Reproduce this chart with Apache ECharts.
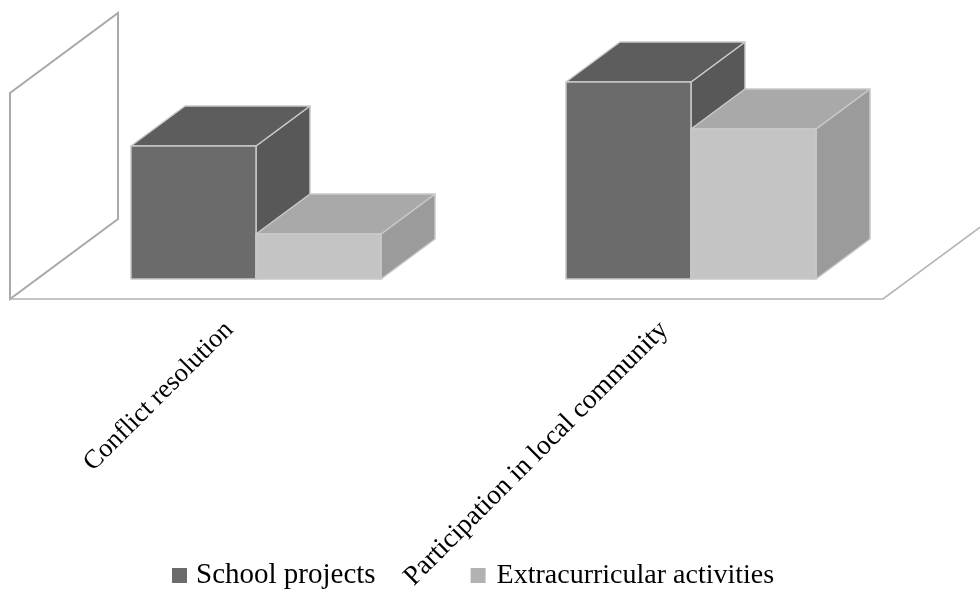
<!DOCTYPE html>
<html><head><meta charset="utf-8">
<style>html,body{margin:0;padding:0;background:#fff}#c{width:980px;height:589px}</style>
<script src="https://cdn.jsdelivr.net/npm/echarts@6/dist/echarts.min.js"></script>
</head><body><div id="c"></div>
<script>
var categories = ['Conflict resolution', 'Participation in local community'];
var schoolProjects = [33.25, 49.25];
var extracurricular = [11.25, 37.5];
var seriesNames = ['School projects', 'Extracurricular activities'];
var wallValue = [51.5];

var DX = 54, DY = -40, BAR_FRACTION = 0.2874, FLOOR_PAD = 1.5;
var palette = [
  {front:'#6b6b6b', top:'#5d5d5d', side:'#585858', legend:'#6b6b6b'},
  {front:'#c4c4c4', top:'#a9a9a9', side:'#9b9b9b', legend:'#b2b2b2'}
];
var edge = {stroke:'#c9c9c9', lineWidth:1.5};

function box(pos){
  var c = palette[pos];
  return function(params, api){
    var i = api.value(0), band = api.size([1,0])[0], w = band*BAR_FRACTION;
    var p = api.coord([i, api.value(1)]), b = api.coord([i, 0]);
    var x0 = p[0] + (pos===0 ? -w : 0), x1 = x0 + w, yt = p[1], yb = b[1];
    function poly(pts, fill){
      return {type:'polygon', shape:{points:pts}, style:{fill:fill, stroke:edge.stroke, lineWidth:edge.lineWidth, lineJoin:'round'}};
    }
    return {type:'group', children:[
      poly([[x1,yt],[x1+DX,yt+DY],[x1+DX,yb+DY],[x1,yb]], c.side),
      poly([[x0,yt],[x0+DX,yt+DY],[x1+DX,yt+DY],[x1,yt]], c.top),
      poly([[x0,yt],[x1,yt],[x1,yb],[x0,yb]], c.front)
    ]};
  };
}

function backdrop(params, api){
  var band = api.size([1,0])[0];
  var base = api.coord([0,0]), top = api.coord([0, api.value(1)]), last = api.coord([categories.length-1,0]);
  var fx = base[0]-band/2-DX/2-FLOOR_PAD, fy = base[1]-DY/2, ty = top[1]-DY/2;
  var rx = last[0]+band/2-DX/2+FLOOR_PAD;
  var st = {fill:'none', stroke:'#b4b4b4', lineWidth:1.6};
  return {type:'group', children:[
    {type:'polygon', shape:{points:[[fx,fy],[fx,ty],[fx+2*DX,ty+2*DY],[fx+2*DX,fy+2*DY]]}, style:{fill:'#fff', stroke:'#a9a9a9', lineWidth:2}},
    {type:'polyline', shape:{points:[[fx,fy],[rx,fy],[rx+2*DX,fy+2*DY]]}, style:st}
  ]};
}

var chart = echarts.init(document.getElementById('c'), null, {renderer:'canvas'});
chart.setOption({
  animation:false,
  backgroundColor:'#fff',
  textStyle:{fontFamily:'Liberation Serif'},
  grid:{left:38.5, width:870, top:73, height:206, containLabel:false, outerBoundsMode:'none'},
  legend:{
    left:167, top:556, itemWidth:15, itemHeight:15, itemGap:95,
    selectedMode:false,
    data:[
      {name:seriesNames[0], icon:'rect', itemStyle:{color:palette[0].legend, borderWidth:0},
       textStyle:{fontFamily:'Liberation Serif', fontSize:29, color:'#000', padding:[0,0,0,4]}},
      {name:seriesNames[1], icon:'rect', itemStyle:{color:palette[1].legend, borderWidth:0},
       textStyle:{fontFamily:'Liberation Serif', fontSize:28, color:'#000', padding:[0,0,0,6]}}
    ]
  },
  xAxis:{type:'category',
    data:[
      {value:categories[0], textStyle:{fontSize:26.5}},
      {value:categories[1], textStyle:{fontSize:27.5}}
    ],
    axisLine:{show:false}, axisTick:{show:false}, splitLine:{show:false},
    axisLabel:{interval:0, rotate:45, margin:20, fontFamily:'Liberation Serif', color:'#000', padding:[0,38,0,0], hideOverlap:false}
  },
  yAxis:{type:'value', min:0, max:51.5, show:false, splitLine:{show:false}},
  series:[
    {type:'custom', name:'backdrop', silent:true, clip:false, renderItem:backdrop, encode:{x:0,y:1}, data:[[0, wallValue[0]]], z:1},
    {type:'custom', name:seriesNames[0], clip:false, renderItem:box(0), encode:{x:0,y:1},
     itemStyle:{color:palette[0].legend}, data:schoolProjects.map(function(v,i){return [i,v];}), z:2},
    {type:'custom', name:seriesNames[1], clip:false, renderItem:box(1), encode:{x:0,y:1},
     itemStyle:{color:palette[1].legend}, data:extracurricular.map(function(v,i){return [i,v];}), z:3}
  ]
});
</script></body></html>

# Directions
Take the lines from the start of the material to the line with "var wallValue = [51.5];", both included, and transcribe them exactly without the pictures.

# Full answer
Reproduce this chart with Apache ECharts.
<!DOCTYPE html>
<html><head><meta charset="utf-8">
<style>html,body{margin:0;padding:0;background:#fff}#c{width:980px;height:589px}</style>
<script src="https://cdn.jsdelivr.net/npm/echarts@6/dist/echarts.min.js"></script>
</head><body><div id="c"></div>
<script>
var categories = ['Conflict resolution', 'Participation in local community'];
var schoolProjects = [33.25, 49.25];
var extracurricular = [11.25, 37.5];
var seriesNames = ['School projects', 'Extracurricular activities'];
var wallValue = [51.5];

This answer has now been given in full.